Reactor Complex
The pulsing heart of the Ardent is her main reactor. The complex which houses it is the most secure part of the ship, a labyrinth of baffle walls and radiation shields which also protects her onboard T/OM brain.
While the Ardent’s energy needs are easily met and even exceeded by the output of her mutual annihilation cores, there is a failsafe battery network threaded throughout the ship to provide power and life support in an emergency. These batteries are charged via solar fans on the Ardent’s hull whenever it passes through a star system.

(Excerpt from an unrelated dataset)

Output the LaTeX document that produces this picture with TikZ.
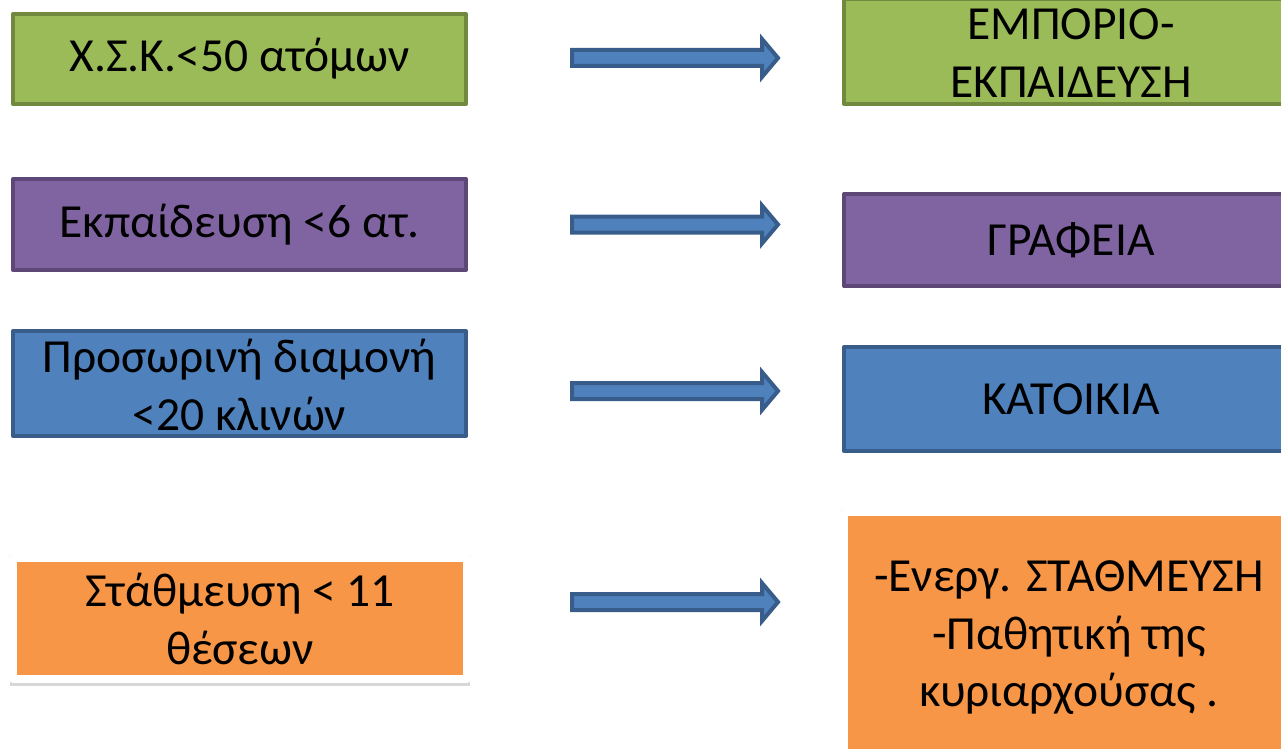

Mutual Annihilation Reactors
The modern Dirac-Lazaret Mutual Annihilation Reactor consists of two interlinked systems: a particle accelerator that generates fissile quantities of antimatter, and an ionizing chamber or “core” in which the main reaction occurs. The result is a high-yield and clean (insofar that it does not produce physical waste) energy source, the fuel for which is extremely compact and can be produced inexpensively by a “jumpstart” reactor powered by any conventional energy source.
Cores that can be mounted on a moving voidcraft are an experimental technology, reserved for vessels of uncommon size and stability. The Ardent’s own DLMAR is a tri-core model, a consolidated variation on Geostation Kessler’s node-loop reaction system. Two ancillary cores power the Ardent’s Manifold Collapse Drive (see below), the energy demands for which equal that of the entire rest of the ship combined.
Isolocks
Passage between the Ardent’s primary thoracic module and her secondaries occurs via isolocks, which screen for potential contaminants – such as fauna, flora and MOSAIC agents – and unauthorised personnel. Smaller isolocks are located throughout the ship, including at the entrance of medical bays and crew pods.
Traversal Brackets
Cluster Command vessels like the Ardent are made up of multiple modules, which are connected via traversal brackets. Interlocking elements on the bracket and on the hulls of the ship’s modules firmly hold the pair together, creating an airtight bond and seamlessly linking both systems.
The Ardent has four traversal brackets for its four secondary modules, each of which can also function as a dock for visiting vessels. A fifth bracket, the “vertebral deck”, connects the thoracic and cephalic modules of the ship in the manner of a spinal column.
Manifold Collapse Drive
Modern voidcraft traverse interstellar distances via manifold collapse. The “manifold” in question is a spacetime tunnel constructed via quantum entanglement, with one end behind the craft and the other at the target destination. This manifold is created and then dismantled by the drive – the “collapse” in question, which pushes the ship through the tunnel until it emerges in real space at the other end.
Manifold collapse is an energy-intensive and complex manoeuvre, with larger vessels requiring larger and more complicated tunnels. T/OM-Anubis handles collapse calculations aboard the Ardent.